Orson Welles has one of the most interesting careers in the history of cinema. Despite being hailed as a genius from the offset, he rarely got final cut on his films, resulting in many critical and commercial failures that were completely out of his control. His poor box office results led to him being exiled from Hollywood. Dissatisfied with constant battles with studio executives, Welles found solace in Europe where he was able to operate with greater creative control. It was here that he made some of his finest films and was able to experiment in a way that Hollywood never allowed. In order to fund his films, Welles often appeared in commercials and surprising projects such as The Muppets Movie, and the voice of Unicron in The Transformers: The Movie. Outside of filmmaking, Welles was an avid magician, and a lifelong member of the International Brotherhood of Magicians – which only makes him more fascinating.
A maverick of cinema, Welles was known for his innovative and distinctive style. His reputation for pushing the boundaries of conventional storytelling and experimenting with different techniques to create a unique visual and narrative experience made him stand out. His camerawork used deep focus photography, which allowed for everything in the frame to be in focus, giving Welles a larger canvas to tell his story. His editing choices, such as cross-cutting and overlapping dialogue, were highly influential to many filmmakers.
Perhaps controversially, Welles’ most celebrated film, Citizen Kane, will not be featured in this list. Citizen Kane is better appreciated after becoming familiar with Welles’ style, once the pressures of such an iconic status as Best Film of All Time has slipped away. Likewise, the brilliant F for Fake has been omitted. Welles’ late career documentary on forgery has a lot of call-backs to his earlier work, therefore is much more rewarding to those more knowledgeable of his career. Both films should be sought out eventually, as they are equally fantastic and some of the many highpoints in Welles’ unmissable oeuvre.
It’s difficult not to recommend so many films, such as Chimes at Midnight with its breathtaking battle sequence that inspired the likes of Braveheart and the Battle of The Bastards from ‘Game of Thrones’. His version of Othello is worthy of mention too, being one of the most masterfully shot black and white films in history. But everyone must start somewhere, and these three films are the perfect entry points into one of cinema’s greatest tycoons. This is Where To Start with Orson Welles.
1. The Third Man (1949)
The Third Man is a film noir set in post-World War II Vienna, Austria. The story follows a writer named Holly Martins, who arrives in the city to take a job offered by his old friend Harry Lime. However, when Martins arrives, he discovers that Lime has died under mysterious circumstances. As Martins begins to investigate his friend’s death, he finds himself drawn into a web of intrigue and danger, and discovers that Lime may not have been the man he thought he was.
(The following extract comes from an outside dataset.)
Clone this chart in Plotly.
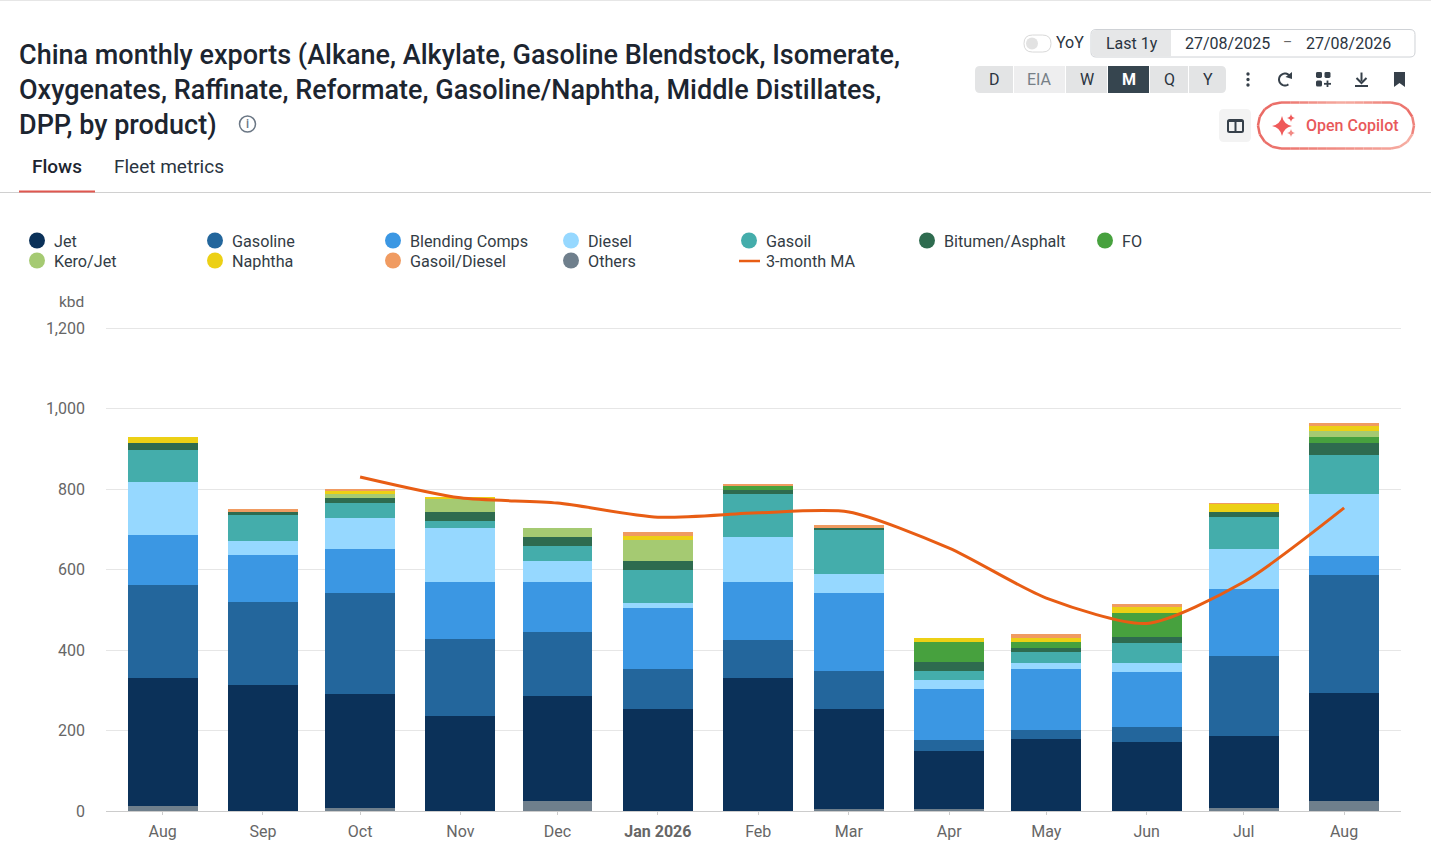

Welles didn’t direct The Third Man, instead only playing the supporting role of Lime. But Welles has as much a presence on screen as he does behind the camera, and no film better encapsulates this than The Third Man. From the moment he first appears on screen, Welles commands attention with his natural charisma. It’s a scene which Roger Ebert described as “the most famous entrance in the history of the movies.” He imbues Lime with a devil-may-care attitude that is both charming and menacing, and his interactions with Joseph Cotten’s Martins are some of the film’s most memorable moments. One of the most famous scenes in the film, in which Lime delivers a monologue about the futility of justice whilst on a ferris wheel, has become a classic moment thanks in large part to Welles’ delivery and the fact he wrote it.
Director Carol Reed and cinematographer Robert Krasker create a visual style that uses unusual camera angles, shadows, and light to create a sense of tension that matches the film’s noir narrative. The interplay between light and dark during the sewer scene creates a sense of claustrophobia and dread that make for an effective climax. Krasker was awarded the Best Cinematography – Black and White at the 1950 Academy Awards. Additionally, the bizarre score, performed on a zither by Anton Karas, makes the film unique against similar films.
The Third Man isn’t just successful because of Orson Welles. Joseph Cotten is equally as impressive as Martins and Reed directs masterfully, culminating in a near perfect classic. But, as an introduction to the enigmatic man, it is perfect at showcasing his charm that has endeared audiences for decades.
2. Touch of Evil (1958)
Directed by Orson Welles, Touch of Evil involves a corrupt police captain named Hank Quinlan, who is investigating a bombing on the US-Mexico border. When evidence points to a Mexican national named Sanchez, Quinlan uses his power to frame Sanchez for the crime. Meanwhile, Mexican drug enforcement agent Miguel Vargas, becomes involved in the investigation and grows frustrated at the corruption and prejudice at the heart of the case. As tensions rise, Quinlan and Vargas become locked in a dangerous battle of wit and power.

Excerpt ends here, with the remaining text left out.